• _WRITTEN TASK_
Keep only the lines from the top of the listing through the one with "1e-6, 2.8e-6, 2.3e-6];", and reproduce them unaltered.

• _DATASET CONTENT_
* Begin *

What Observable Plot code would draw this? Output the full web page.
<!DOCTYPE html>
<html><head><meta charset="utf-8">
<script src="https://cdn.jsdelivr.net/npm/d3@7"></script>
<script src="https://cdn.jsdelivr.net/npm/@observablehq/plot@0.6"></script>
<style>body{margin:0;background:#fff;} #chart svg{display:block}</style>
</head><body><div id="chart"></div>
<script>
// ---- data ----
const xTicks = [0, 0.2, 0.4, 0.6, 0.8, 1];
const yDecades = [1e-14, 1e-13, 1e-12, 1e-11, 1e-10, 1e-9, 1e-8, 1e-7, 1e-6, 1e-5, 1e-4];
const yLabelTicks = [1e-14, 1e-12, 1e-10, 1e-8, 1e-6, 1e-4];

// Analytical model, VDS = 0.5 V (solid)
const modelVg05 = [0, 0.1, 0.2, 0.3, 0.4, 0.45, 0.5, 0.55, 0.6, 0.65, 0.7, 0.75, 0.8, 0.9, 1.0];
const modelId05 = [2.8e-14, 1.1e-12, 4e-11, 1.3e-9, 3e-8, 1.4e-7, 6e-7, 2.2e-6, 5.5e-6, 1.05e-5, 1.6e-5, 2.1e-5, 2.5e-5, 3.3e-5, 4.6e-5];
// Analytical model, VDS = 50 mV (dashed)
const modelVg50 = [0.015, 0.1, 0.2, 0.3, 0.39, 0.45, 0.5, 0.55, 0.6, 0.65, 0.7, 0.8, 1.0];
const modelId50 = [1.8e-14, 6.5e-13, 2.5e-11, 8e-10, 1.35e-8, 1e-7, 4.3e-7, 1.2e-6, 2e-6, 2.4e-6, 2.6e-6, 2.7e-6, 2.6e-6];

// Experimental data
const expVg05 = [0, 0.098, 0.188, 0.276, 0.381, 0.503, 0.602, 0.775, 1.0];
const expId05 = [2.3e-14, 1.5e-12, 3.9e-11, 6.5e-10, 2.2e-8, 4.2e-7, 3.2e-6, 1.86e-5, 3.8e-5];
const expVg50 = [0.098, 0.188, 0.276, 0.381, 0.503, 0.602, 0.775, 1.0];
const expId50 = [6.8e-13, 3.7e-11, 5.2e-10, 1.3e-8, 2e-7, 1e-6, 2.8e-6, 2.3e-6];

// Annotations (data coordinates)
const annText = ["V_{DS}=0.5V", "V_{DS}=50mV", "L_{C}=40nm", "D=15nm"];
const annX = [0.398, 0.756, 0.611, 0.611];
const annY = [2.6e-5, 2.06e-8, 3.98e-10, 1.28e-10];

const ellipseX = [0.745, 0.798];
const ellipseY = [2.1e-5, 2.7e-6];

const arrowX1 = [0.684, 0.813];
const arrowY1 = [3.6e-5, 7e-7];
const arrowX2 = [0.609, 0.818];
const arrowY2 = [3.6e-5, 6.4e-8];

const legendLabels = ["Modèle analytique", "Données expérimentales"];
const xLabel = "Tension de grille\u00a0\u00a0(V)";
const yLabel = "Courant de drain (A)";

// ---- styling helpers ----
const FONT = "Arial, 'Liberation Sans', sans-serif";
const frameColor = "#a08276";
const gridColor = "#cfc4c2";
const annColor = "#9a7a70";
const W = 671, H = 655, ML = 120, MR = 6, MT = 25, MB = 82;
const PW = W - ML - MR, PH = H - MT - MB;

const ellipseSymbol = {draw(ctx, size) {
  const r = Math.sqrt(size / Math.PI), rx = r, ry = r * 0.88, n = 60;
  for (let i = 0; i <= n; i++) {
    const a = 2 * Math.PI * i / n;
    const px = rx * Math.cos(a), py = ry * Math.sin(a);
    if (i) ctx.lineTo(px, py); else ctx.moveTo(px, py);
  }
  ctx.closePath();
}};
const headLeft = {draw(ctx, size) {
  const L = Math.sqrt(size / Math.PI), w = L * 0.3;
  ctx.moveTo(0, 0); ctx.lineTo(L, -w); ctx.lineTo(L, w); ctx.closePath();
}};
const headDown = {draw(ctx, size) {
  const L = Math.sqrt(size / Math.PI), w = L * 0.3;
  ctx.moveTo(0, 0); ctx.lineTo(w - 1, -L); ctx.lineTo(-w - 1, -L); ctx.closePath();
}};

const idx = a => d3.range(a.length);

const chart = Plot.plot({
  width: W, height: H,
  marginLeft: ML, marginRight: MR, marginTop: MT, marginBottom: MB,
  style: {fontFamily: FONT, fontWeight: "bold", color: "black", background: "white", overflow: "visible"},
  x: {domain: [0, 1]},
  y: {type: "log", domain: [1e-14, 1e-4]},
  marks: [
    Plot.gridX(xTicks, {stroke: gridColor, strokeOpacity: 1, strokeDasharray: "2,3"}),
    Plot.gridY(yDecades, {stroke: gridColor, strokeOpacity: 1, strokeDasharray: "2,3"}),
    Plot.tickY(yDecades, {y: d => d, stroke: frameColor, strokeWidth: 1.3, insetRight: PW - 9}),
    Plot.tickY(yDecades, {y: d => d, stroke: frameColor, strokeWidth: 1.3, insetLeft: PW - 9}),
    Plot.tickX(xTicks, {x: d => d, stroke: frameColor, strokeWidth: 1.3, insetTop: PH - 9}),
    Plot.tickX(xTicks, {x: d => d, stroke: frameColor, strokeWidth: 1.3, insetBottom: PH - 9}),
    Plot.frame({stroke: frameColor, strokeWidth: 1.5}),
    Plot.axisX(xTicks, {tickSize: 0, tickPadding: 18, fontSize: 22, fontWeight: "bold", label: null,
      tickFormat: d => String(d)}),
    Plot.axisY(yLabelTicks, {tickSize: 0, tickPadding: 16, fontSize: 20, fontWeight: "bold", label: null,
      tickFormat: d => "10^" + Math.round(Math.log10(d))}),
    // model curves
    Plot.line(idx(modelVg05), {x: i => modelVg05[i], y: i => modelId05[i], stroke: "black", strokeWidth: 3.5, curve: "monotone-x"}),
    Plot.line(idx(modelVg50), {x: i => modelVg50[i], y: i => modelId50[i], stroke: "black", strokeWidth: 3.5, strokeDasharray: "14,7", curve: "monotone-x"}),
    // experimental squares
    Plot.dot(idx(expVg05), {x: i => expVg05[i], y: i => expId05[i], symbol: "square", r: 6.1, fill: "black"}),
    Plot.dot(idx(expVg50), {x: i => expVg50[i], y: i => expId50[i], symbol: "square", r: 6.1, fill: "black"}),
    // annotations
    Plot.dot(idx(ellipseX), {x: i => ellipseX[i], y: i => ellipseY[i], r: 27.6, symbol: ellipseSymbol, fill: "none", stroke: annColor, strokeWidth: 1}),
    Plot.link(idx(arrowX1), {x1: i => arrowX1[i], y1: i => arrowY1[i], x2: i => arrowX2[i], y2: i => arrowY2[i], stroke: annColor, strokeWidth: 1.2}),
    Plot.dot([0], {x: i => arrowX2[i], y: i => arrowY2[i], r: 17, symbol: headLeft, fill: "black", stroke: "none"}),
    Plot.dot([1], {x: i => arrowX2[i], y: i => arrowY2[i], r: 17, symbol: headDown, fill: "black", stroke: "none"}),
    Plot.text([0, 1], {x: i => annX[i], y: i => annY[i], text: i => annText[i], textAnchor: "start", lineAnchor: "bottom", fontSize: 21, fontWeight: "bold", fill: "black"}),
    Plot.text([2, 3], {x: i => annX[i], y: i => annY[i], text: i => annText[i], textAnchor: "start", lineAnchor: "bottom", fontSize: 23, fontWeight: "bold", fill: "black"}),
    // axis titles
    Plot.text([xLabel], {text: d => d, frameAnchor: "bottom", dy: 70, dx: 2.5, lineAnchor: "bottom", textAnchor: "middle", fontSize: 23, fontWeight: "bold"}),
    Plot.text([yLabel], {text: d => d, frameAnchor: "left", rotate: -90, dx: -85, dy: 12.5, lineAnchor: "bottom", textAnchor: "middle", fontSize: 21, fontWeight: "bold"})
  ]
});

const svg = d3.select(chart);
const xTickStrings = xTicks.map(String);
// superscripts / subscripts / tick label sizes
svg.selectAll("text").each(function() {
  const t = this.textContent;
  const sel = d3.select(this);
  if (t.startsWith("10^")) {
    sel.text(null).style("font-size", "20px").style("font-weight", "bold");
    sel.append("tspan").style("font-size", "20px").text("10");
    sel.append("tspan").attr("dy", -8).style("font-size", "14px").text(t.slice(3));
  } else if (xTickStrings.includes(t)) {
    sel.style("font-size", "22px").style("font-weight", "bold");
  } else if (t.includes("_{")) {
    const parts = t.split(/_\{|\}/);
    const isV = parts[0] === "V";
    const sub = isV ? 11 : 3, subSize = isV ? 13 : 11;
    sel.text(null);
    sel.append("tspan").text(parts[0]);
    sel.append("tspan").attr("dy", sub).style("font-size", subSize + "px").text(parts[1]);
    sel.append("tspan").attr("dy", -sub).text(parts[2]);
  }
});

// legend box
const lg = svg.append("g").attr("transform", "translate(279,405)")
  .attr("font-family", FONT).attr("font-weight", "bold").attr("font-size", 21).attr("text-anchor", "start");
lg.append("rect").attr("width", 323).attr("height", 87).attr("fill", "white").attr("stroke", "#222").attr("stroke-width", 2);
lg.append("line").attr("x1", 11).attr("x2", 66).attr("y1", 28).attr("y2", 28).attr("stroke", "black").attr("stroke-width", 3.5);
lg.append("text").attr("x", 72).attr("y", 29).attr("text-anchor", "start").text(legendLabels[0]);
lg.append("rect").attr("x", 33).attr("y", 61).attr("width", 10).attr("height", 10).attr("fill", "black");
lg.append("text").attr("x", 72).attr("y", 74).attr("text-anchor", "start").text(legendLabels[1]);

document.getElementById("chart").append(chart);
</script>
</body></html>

* End *

• _RESPONSE TO THIS TASK_
What Observable Plot code would draw this? Output the full web page.
<!DOCTYPE html>
<html><head><meta charset="utf-8">
<script src="https://cdn.jsdelivr.net/npm/d3@7"></script>
<script src="https://cdn.jsdelivr.net/npm/@observablehq/plot@0.6"></script>
<style>body{margin:0;background:#fff;} #chart svg{display:block}</style>
</head><body><div id="chart"></div>
<script>
// ---- data ----
const xTicks = [0, 0.2, 0.4, 0.6, 0.8, 1];
const yDecades = [1e-14, 1e-13, 1e-12, 1e-11, 1e-10, 1e-9, 1e-8, 1e-7, 1e-6, 1e-5, 1e-4];
const yLabelTicks = [1e-14, 1e-12, 1e-10, 1e-8, 1e-6, 1e-4];

// Analytical model, VDS = 0.5 V (solid)
const modelVg05 = [0, 0.1, 0.2, 0.3, 0.4, 0.45, 0.5, 0.55, 0.6, 0.65, 0.7, 0.75, 0.8, 0.9, 1.0];
const modelId05 = [2.8e-14, 1.1e-12, 4e-11, 1.3e-9, 3e-8, 1.4e-7, 6e-7, 2.2e-6, 5.5e-6, 1.05e-5, 1.6e-5, 2.1e-5, 2.5e-5, 3.3e-5, 4.6e-5];
// Analytical model, VDS = 50 mV (dashed)
const modelVg50 = [0.015, 0.1, 0.2, 0.3, 0.39, 0.45, 0.5, 0.55, 0.6, 0.65, 0.7, 0.8, 1.0];
const modelId50 = [1.8e-14, 6.5e-13, 2.5e-11, 8e-10, 1.35e-8, 1e-7, 4.3e-7, 1.2e-6, 2e-6, 2.4e-6, 2.6e-6, 2.7e-6, 2.6e-6];

// Experimental data
const expVg05 = [0, 0.098, 0.188, 0.276, 0.381, 0.503, 0.602, 0.775, 1.0];
const expId05 = [2.3e-14, 1.5e-12, 3.9e-11, 6.5e-10, 2.2e-8, 4.2e-7, 3.2e-6, 1.86e-5, 3.8e-5];
const expVg50 = [0.098, 0.188, 0.276, 0.381, 0.503, 0.602, 0.775, 1.0];
const expId50 = [6.8e-13, 3.7e-11, 5.2e-10, 1.3e-8, 2e-7, 1e-6, 2.8e-6, 2.3e-6];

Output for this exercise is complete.